Intro
– 1%/10 Net 30 is a trade-credit payment term that gives the buyer a 1% discount if the invoice is paid within 10 days; otherwise the full amount is due in 30 days. It’s used to encourage early payment and accelerate cash inflows.
Key points
– Meaning of numbers: first = discount percent (1%); second = days in discount period (10); third = final due date (30).
– Incentive vs. credit: the discount is an incentive for early payment; if not taken it effectively functions as short-term credit (the implicit cost of foregoing the discount is the “interest” on that credit).
– Effective cost of not taking the discount: forgone discount / (1 − discount) for the discount-period length. For 1%/10 Net 30, the periodic cost = 0.01/0.99 ≈ 1.0101% for 20 days (30–10). Annualized ≈ 18% (≈18.2% using a 360-day year), so declining a 1% discount can be expensive.
– Accounting treatments:
• Gross method: record full receivable; record discount only if payment is made within the discount period.

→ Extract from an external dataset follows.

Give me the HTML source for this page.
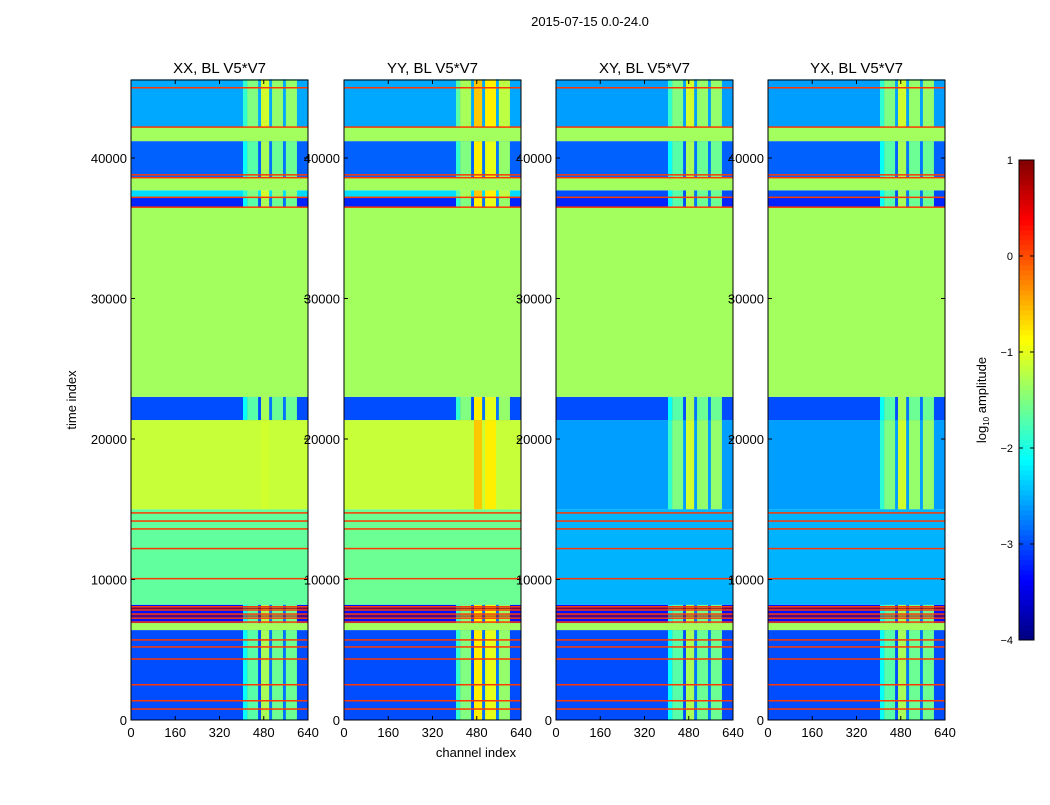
<!DOCTYPE html>
<html><head><meta charset="utf-8"><style>
body{margin:0;background:#fff;font-family:"Liberation Sans","DejaVu Sans",sans-serif;}
svg text{font-family:"Liberation Sans","DejaVu Sans",sans-serif;}
</style></head><body>
<svg id="chart" width="1050" height="800" viewBox="0 0 1050 800" xmlns="http://www.w3.org/2000/svg">
<text x="590" y="26" font-size="13" text-anchor="middle">2015-07-15 0.0-24.0</text>
<g id="panels"></g>
<text x="476" y="757" font-size="13" text-anchor="middle">channel index</text>
<text x="76" y="400" font-size="13" text-anchor="middle" transform="rotate(-90 76 400)">time index</text>
<g id="colorbar"></g>
</svg>
<script>
// ---- data ----
const panelTitles = ["XX, BL V5*V7", "YY, BL V5*V7", "XY, BL V5*V7", "YX, BL V5*V7"];
const bandEdges = [0, 6400, 6900, 8200, 15000, 21350, 23000, 36500, 37200, 37700, 38600, 41200, 42200, 45600];
const bandLevelsXX = [-3.0, -1.33, -3.3, -1.65, -1.15, -3.0, -1.33, -3.2, -2.3, -1.33, -2.9, -1.33, -2.55];
const bandLevelsYY = [-3.0, -1.33, -3.3, -1.6, -1.15, -3.0, -1.33, -3.2, -2.3, -1.33, -2.9, -1.33, -2.55];
const bandLevelsXY = [-3.0, -1.33, -3.3, -2.5, -2.6, -3.0, -1.33, -3.2, -3.0, -1.33, -2.9, -1.33, -2.6];
const bandLevelsYX = [-3.0, -1.33, -3.3, -2.5, -2.6, -3.0, -1.33, -3.2, -3.0, -1.33, -2.9, -1.33, -2.6];
const blockOnXX = [1, 0, 1, 0, 1, 1, 0, 1, 1, 0, 1, 0, 1];
const blockOnXY = [1, 0, 1, 0, 1, 1, 0, 1, 1, 0, 1, 0, 1];
const colEdges = [405, 420, 460, 470, 500, 510, 550, 560, 600];
const colLevels = [-1.9, -1.5, -2.8, -1.1, -2.6, -1.4, -2.6, -1.4];
const colLevelsYY = [-1.7, -1.3, -2.8, -0.6, -2.6, -0.8, -2.6, -1.2];
const redLineTimes = [780, 1370, 2510, 4340, 5200, 5700, 6970, 7250, 7540, 7830, 8060, 10060, 12200, 13600, 14160, 14740, 36500, 37200, 38600, 38800, 42200, 45000];
const darkRedLineTimes = [7400, 7950];
const redLineLevel = 0.1;
const darkRedLevel = 0.8;
const xTicks = [0, 160, 320, 480, 640];
const yTicks = [0, 10000, 20000, 30000, 40000];
const cbTicks = [1, 0, -1, -2, -3, -4];
const vmin = -4, vmax = 1;

// ---- helpers ----
const NS = "http://www.w3.org/2000/svg";
function jet(v){
  let x = Math.max(0, Math.min(1, (v - vmin) / (vmax - vmin)));
  const c = t => Math.round(255 * Math.max(0, Math.min(1, t)));
  return `rgb(${c(1.5 - Math.abs(4*x - 3))},${c(1.5 - Math.abs(4*x - 2))},${c(1.5 - Math.abs(4*x - 1))})`;
}
function mk(tag, attrs, parent){
  const e = document.createElementNS(NS, tag);
  for (const k in attrs) e.setAttribute(k, attrs[k]);
  parent.appendChild(e);
  return e;
}
const panelLeft = [131, 344, 556, 768];
const PW = 177, TOP = 80, BOT = 720;
const tMax = 45600;
const yScale = t => 720 - t * (140.5 / 10000);
const levelSets = [bandLevelsXX, bandLevelsYY, bandLevelsXY, bandLevelsYX];
const blockSets = [blockOnXX, blockOnXX, blockOnXY, blockOnXY];
const colSets = [colLevels, colLevelsYY, colLevels, colLevels];
const panelsG = document.getElementById("panels");

panelTitles.forEach((title, p) => {
  const L = panelLeft[p];
  const xScale = ch => L + ch * PW / 640;
  const g = mk("g", {}, panelsG);
  
  
  const lv = levelSets[p], bo = blockSets[p], cl = colSets[p];
  for (let b = 0; b < lv.length; b++){
    const y1 = yScale(Math.min(bandEdges[b+1], tMax)), y0 = yScale(bandEdges[b]);
    const r = mk("rect", {x: L, y: y1, width: PW, height: y0 - y1, fill: jet(lv[b])}, g);
    
    
    if (bo[b]){
      for (let c = 0; c < cl.length; c++){
        const v = Math.max(lv[b], cl[c] - (lv[b] < -2.8 ? 0.2 : 0));
        const cr = mk("rect", {x: xScale(colEdges[c]), y: y1, width: xScale(colEdges[c+1]) - xScale(colEdges[c]), height: y0 - y1, fill: jet(v)}, g);
        
        
      }
    }
  }
  redLineTimes.forEach(t => {
    const rl = mk("rect", {x: L, y: yScale(t) - 0.75, width: PW, height: 1.5, fill: jet(redLineLevel)}, g);
    
    
  });
  darkRedLineTimes.forEach(t => {
    const rl = mk("rect", {x: L, y: yScale(t) - 0.5, width: PW, height: 1, fill: jet(darkRedLevel)}, g);
    
    
  });
  const fr = mk("rect", {x: L, y: TOP, width: PW, height: BOT - TOP, fill: "none", stroke: "#000", "stroke-width": 1}, g);
  
  
  const tt = mk("text", {x: L + PW/2, y: 73, "font-size": 15, "text-anchor": "middle"}, g);
  tt.textContent = title;
  
  
  xTicks.forEach(v => {
    const x = xScale(v);
    mk("line", {x1: x, x2: x, y1: BOT, y2: BOT - 4, stroke: "#000"}, g);
    mk("line", {x1: x, x2: x, y1: TOP, y2: TOP + 4, stroke: "#000"}, g);
    const tx = mk("text", {x: x, y: 737, "font-size": 13, "text-anchor": "middle"}, g);
    tx.textContent = v;
    
    
  });
  yTicks.forEach(v => {
    const y = yScale(v);
    mk("line", {x1: L, x2: L + 4, y1: y, y2: y, stroke: "#000"}, g);
    mk("line", {x1: L + PW, x2: L + PW - 4, y1: y, y2: y, stroke: "#000"}, g);
    const ty = mk("text", {x: L - 4, y: y + 5, "font-size": 13, "text-anchor": "end"}, g);
    ty.textContent = v;
    
    
  });
});

// colorbar
const cb = document.getElementById("colorbar");
const CBX = 1019, CBW = 15, CBT = 160, CBB = 640;
const cbY = v => CBB - (v - vmin) / (vmax - vmin) * (CBB - CBT);
const steps = 96;
for (let i = 0; i < steps; i++){
  const v0 = vmin + (vmax - vmin) * i / steps, v1 = vmin + (vmax - vmin) * (i + 1) / steps;
  mk("rect", {x: CBX, y: cbY(v1) - 0.3, width: CBW, height: cbY(v0) - cbY(v1) + 0.6, fill: jet((v0 + v1) / 2)}, cb);
}
mk("rect", {x: CBX, y: CBT, width: CBW, height: CBB - CBT, fill: "none", stroke: "#000"}, cb);
cbTicks.forEach(v => {
  const y = cbY(v);
  mk("line", {x1: CBX, x2: CBX + 4, y1: y, y2: y, stroke: "#000"}, cb);
  mk("line", {x1: CBX + CBW, x2: CBX + CBW - 4, y1: y, y2: y, stroke: "#000"}, cb);
  const t = mk("text", {x: 1013, y: y + 4, "font-size": 11, "text-anchor": "end"}, cb);
  t.textContent = (v < 0 ? "\u2212" + (-v) : v);
  
  
});
const cl = mk("text", {x: 986, y: 400, "font-size": 13, "text-anchor": "middle", transform: "rotate(-90 986 400)"}, cb);
cl.innerHTML = 'log<tspan font-size="8" dy="3">10</tspan><tspan dy="-3"> amplitude</tspan>';


</script>
</body></html>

• Net method: record receivable net of the discount (assumes discount will be taken); record lost discount as interest expense if not taken.

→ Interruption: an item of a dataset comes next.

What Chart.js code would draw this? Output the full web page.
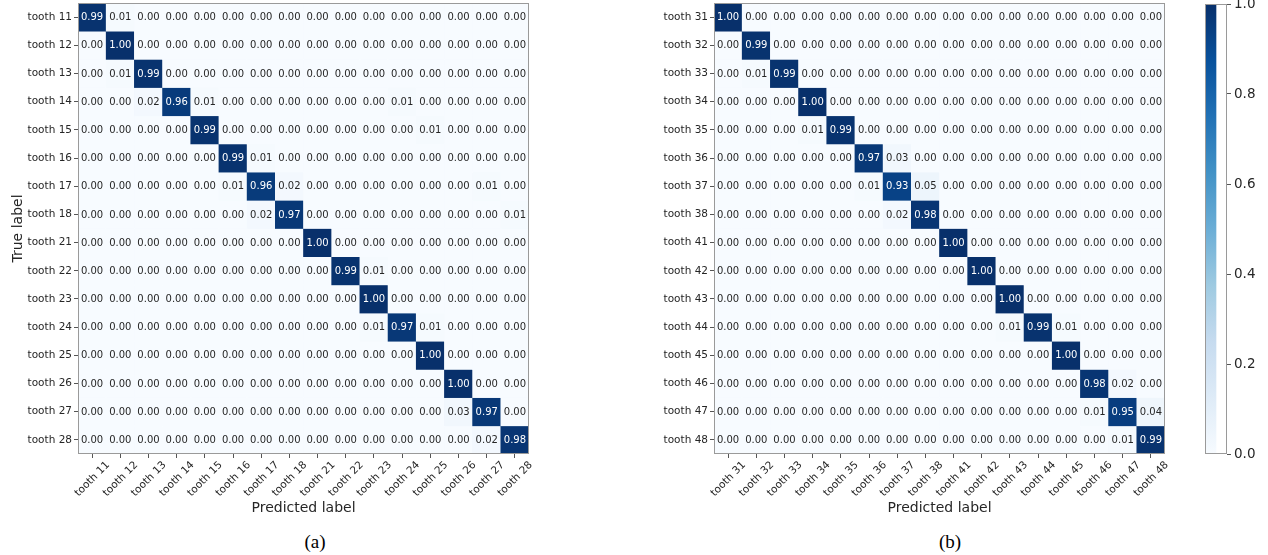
<!DOCTYPE html>
<html><head><meta charset="utf-8">
<script src="https://cdn.jsdelivr.net/npm/chart.js@4.4.0/dist/chart.umd.min.js"></script>
<style>
html,body{margin:0;padding:0;background:#fff;width:1268px;height:555px;overflow:hidden;position:relative;}
canvas{position:absolute;}
.cap{position:absolute;font-family:"Liberation Serif","Times New Roman",serif;font-size:19px;color:#000;transform:translateX(-50%);line-height:22px;}
</style></head><body>
<canvas id="cA" width="540" height="531" style="left:0;top:-10px"></canvas>
<canvas id="cB" width="540" height="531" style="left:636px;top:-10px"></canvas>
<canvas id="cC" width="118" height="531" style="left:1150px;top:-10px"></canvas>
<div class="cap" style="left:315px;top:531px">(a)</div>
<div class="cap" style="left:950px;top:531px">(b)</div>
<script>
// ---- data ----
const labelsA = ['tooth 11','tooth 12','tooth 13','tooth 14','tooth 15','tooth 16','tooth 17','tooth 18',
                 'tooth 21','tooth 22','tooth 23','tooth 24','tooth 25','tooth 26','tooth 27','tooth 28'];
const labelsB = ['tooth 31','tooth 32','tooth 33','tooth 34','tooth 35','tooth 36','tooth 37','tooth 38',
                 'tooth 41','tooth 42','tooth 43','tooth 44','tooth 45','tooth 46','tooth 47','tooth 48'];
const matrixA = [
  [0.99,0.01,0,0,0,0,0,0,0,0,0,0,0,0,0,0],
  [0,1.00,0,0,0,0,0,0,0,0,0,0,0,0,0,0],
  [0,0.01,0.99,0,0,0,0,0,0,0,0,0,0,0,0,0],
  [0,0,0.02,0.96,0.01,0,0,0,0,0,0,0.01,0,0,0,0],
  [0,0,0,0,0.99,0,0,0,0,0,0,0,0.01,0,0,0],
  [0,0,0,0,0,0.99,0.01,0,0,0,0,0,0,0,0,0],
  [0,0,0,0,0,0.01,0.96,0.02,0,0,0,0,0,0,0.01,0],
  [0,0,0,0,0,0,0.02,0.97,0,0,0,0,0,0,0,0.01],
  [0,0,0,0,0,0,0,0,1.00,0,0,0,0,0,0,0],
  [0,0,0,0,0,0,0,0,0,0.99,0.01,0,0,0,0,0],
  [0,0,0,0,0,0,0,0,0,0,1.00,0,0,0,0,0],
  [0,0,0,0,0,0,0,0,0,0,0.01,0.97,0.01,0,0,0],
  [0,0,0,0,0,0,0,0,0,0,0,0,1.00,0,0,0],
  [0,0,0,0,0,0,0,0,0,0,0,0,0,1.00,0,0],
  [0,0,0,0,0,0,0,0,0,0,0,0,0,0.03,0.97,0],
  [0,0,0,0,0,0,0,0,0,0,0,0,0,0,0.02,0.98]
];
const matrixB = [
  [1.00,0,0,0,0,0,0,0,0,0,0,0,0,0,0,0],
  [0,0.99,0,0,0,0,0,0,0,0,0,0,0,0,0,0],
  [0,0.01,0.99,0,0,0,0,0,0,0,0,0,0,0,0,0],
  [0,0,0,1.00,0,0,0,0,0,0,0,0,0,0,0,0],
  [0,0,0,0.01,0.99,0,0,0,0,0,0,0,0,0,0,0],
  [0,0,0,0,0,0.97,0.03,0,0,0,0,0,0,0,0,0],
  [0,0,0,0,0,0.01,0.93,0.05,0,0,0,0,0,0,0,0],
  [0,0,0,0,0,0,0.02,0.98,0,0,0,0,0,0,0,0],
  [0,0,0,0,0,0,0,0,1.00,0,0,0,0,0,0,0],
  [0,0,0,0,0,0,0,0,0,1.00,0,0,0,0,0,0],
  [0,0,0,0,0,0,0,0,0,0,1.00,0,0,0,0,0],
  [0,0,0,0,0,0,0,0,0,0,0.01,0.99,0.01,0,0,0],
  [0,0,0,0,0,0,0,0,0,0,0,0,1.00,0,0,0],
  [0,0,0,0,0,0,0,0,0,0,0,0,0,0.98,0.02,0],
  [0,0,0,0,0,0,0,0,0,0,0,0,0,0.01,0.95,0.04],
  [0,0,0,0,0,0,0,0,0,0,0,0,0,0,0.01,0.99]
];
const colorbarTicks = [0, 0.2, 0.4, 0.6, 0.8, 1.0];

// ---- colormap (matplotlib Blues) ----
const BLUES = ['#f7fbff','#deebf7','#c6dbef','#9ecae1','#6baed6','#4292c6','#2171b5','#08519c','#08306b'];
function hexRgb(h){return [parseInt(h.slice(1,3),16),parseInt(h.slice(3,5),16),parseInt(h.slice(5,7),16)];}
function blues(v){
  v=Math.max(0,Math.min(1,v)); const p=v*8; const i=Math.min(7,Math.floor(p)); const t=p-i;
  const a=hexRgb(BLUES[i]), b=hexRgb(BLUES[i+1]);
  return 'rgb('+a.map((x,k)=>Math.round(x+(b[k]-x)*t)).join(',')+')';
}

const FONT = '"DejaVu Sans", sans-serif';
const TXT = '#262626';
const SPINE = '#9a9a9a';

const framePlugin = {
  id:'frame',
  afterDraw(chart){
    const {ctx, chartArea:a} = chart;
    ctx.save(); ctx.strokeStyle=SPINE; ctx.lineWidth=1;
    ctx.strokeRect(Math.round(a.left)+0.5, Math.round(a.top)+0.5, Math.round(a.right-a.left)-1, Math.round(a.bottom-a.top)-1);
    ctx.restore();
  }
};

function makeMatrix(id, labels, matrix, showYTitle){
  const textPlugin = {
    id:'cellText',
    afterDatasetsDraw(chart){
      const ctx=chart.ctx;
      ctx.save(); ctx.font='10px '+FONT; ctx.textAlign='center'; ctx.textBaseline='middle';
      chart.data.datasets.forEach((ds,r)=>{
        chart.getDatasetMeta(r).data.forEach((el,c)=>{
          const v=matrix[r][c]; const p=el.getCenterPoint();
          ctx.fillStyle = v>0.5 ? '#ffffff' : TXT;
          ctx.fillText(v.toFixed(2), p.x, p.y+0.5);
        });
      });
      ctx.restore();
    }
  };
  const datasets = matrix.map((row,r)=>({
    data: row.map(()=>[r, r+1]),
    backgroundColor: row.map(v=>blues(v)),
    borderWidth: 0,
    barPercentage: 1, categoryPercentage: 1, grouped: false
  }));
  return new Chart(document.getElementById(id), {
    type:'bar',
    data:{ labels: labels, datasets: datasets },
    options:{
      responsive:false, animation:false,
      layout:{ padding:{ top:13, right:11, left:0, bottom:0 } },
      plugins:{ legend:{display:false}, tooltip:{enabled:false} },
      scales:{
        x:{
          type:'category', offset:true,
          grid:{ offset:false, drawOnChartArea:false, tickLength:4, color:'#555' },
          border:{ display:false },
          ticks:{ autoSkip:false, maxRotation:45, minRotation:45, labelOffset:16, padding:1,
                  font:{ family:FONT, size:10.5 }, color:TXT },
          title:{ display:true, text:'Predicted label', font:{ family:FONT, size:14 }, color:TXT, padding:{top:4,bottom:4} },
          afterFit(s){ s.height = 67; }
        },
        y:{
          type:'linear', min:0, max:labels.length, reverse:true,
          grid:{ drawOnChartArea:false, tickLength:4, color:'#555' },
          border:{ display:false },
          afterBuildTicks(s){ s.ticks = labels.map((l,i)=>({ value:i+0.5 })); },
          ticks:{ autoSkip:false, padding:2, font:{ family:FONT, size:10.5 }, color:TXT,
                  callback:(v,i)=>labels[i] },
          title:{ display:showYTitle, text:'True label', font:{ family:FONT, size:14 }, color:TXT, padding:{top:9.6,bottom:0} },
          afterFit(s){ s.width = 78; }
        }
      }
    },
    plugins:[textPlugin, framePlugin]
  });
}

makeMatrix('cA', labelsA, matrixA, true);
makeMatrix('cB', labelsB, matrixB, false);

// ---- colorbar ----
new Chart(document.getElementById('cC'), {
  type:'bar',
  data:{ labels:[''], datasets:[{
    data:[[colorbarTicks[0], colorbarTicks[colorbarTicks.length-1]]],
    backgroundColor:(c)=>{
      const a=c.chart.chartArea; if(!a) return BLUES[4];
      const g=c.chart.ctx.createLinearGradient(0,a.bottom,0,a.top);
      BLUES.forEach((col,i)=>g.addColorStop(i/8,col)); return g;
    },
    borderWidth:0, barPercentage:1, categoryPercentage:1
  }]},
  options:{
    responsive:false, animation:false,
    layout:{ padding:{ top:14, right:0, left:55, bottom:67 } },
    plugins:{ legend:{display:false}, tooltip:{enabled:false} },
    scales:{
      x:{ display:false, offset:false },
      y:{ position:'right', min:0, max:1,
          grid:{ drawOnChartArea:false, tickLength:4, color:'#555' },
          border:{ display:false },
          afterBuildTicks(s){ s.ticks = colorbarTicks.map(v=>({value:v})); },
          ticks:{ padding:3, font:{ family:FONT, size:13.5 }, color:TXT, callback:(v)=>Number(v).toFixed(1) },
          afterFit(s){ s.width = 41; }
      }
    }
  },
  plugins:[framePlugin]
});
</script>
</body></html>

– Common use: offered by vendors (often those with healthy margins) to improve working capital and reduce receivables.
Example
– Invoice: $1,000 — terms 1%/10 Net 30.
• Pay within 10 days: $1,000 × (1 − 0.01) = $990.
• Pay after 10 days but by day 30: $1,000 (no discount).
• If you forego the discount, the implied 20-day cost ≈ 1.0101%; annualized cost ≈ 18%–20% depending on days-per-year convention.
Quick takeaway
– Taking a small early-payment discount is often financially attractive because the implicit annualized cost of not taking it is typically very high.